##### Information shown

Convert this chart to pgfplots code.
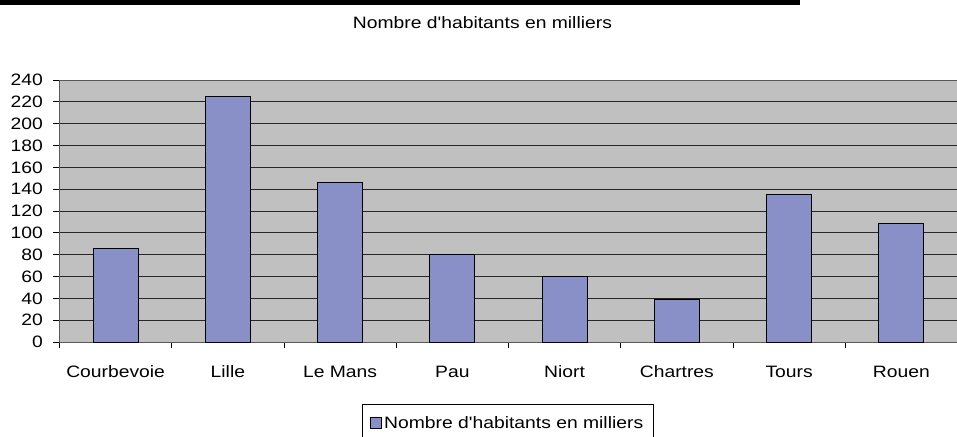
\documentclass[border=0pt]{standalone}
\usepackage{fontspec}
\setmainfont{Liberation Sans}[FakeStretch=1.17]
\newfontfamily\lsf{Liberation Sans}[FakeStretch=1.17]
\usepackage{pgfplots}
\pgfplotsset{compat=1.18}
\definecolor{plotbg}{RGB}{192,192,192}
\definecolor{barfill}{RGB}{137,143,199}
\begin{document}
\begin{tikzpicture}[x=1pt,y=1pt]
\path[use as bounding box] (0,0) rectangle (957,436);
\fill[black] (0,431) rectangle (800,436);
\begin{axis}[
  at={(53,86)}, anchor=south west,
  scale only axis, width=898pt, height=262pt,
  xmin=-0.5, xmax=7.5, ymin=0, ymax=240,
  axis background/.style={fill=plotbg},
  axis line style={draw=black!65, line width=0.9pt},
  ytick distance=20,
  xtick={0,...,7},
  xticklabels={Courbevoie,Lille,Le Mans,Pau,Niort,Chartres,Tours,Rouen},
  minor xtick={-0.5,0.5,...,7.5},
  x tick style={draw=none},
  minor x tick style={draw=black, line width=0.9pt},
  y tick style={draw=black, line width=0.9pt},
  major tick length=6pt, minor tick length=6pt,
  tick align=outside,
  xtick pos=bottom, ytick pos=left,
  ymajorgrids, grid style={draw=black!85, line width=1.1pt},
  tick label style={font=\lsf\fontsize{16.5}{18}\selectfont},
  /pgf/number format/assume math mode=true,
  x tick label style={yshift=-14pt, text height=12pt, text depth=3pt},
  y tick label style={xshift=-7pt},
  title={\lsf Nombre d'habitants en milliers},
  title style={at={(axis description cs:0.471,1.198)}, anchor=center, font=\lsf\fontsize{16.5}{18}\selectfont},
  legend style={at={(axis description cs:0.4992,-0.2366)}, anchor=north,
    draw=black, line width=0.8pt, font=\lsf\fontsize{16.5}{18}\selectfont,
    inner xsep=8pt, inner ysep=10pt},
  legend image code/.code={\draw[fill=barfill, draw=black, line width=0.8pt] (0pt,-5.5pt) rectangle (11pt,5.5pt);},
]
\addplot[ybar, bar width=0.4, fill=barfill, draw=black, line width=0.9pt]
  coordinates {(0,86) (1,225) (2,146) (3,80) (4,60) (5,39) (6,135) (7,109)};
\addlegendentry{\lsf Nombre d'habitants en milliers}
\end{axis}
\end{tikzpicture}
\end{document}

##########

* _What is asked_:
Isolate the lines that hold the word "code" and copy all of them.

* _Final result_:
Convert this chart to pgfplots code.
  legend image code/.code={\draw[fill=barfill, draw=black, line width=0.8pt] (0pt,-5.5pt) rectangle (11pt,5.5pt);},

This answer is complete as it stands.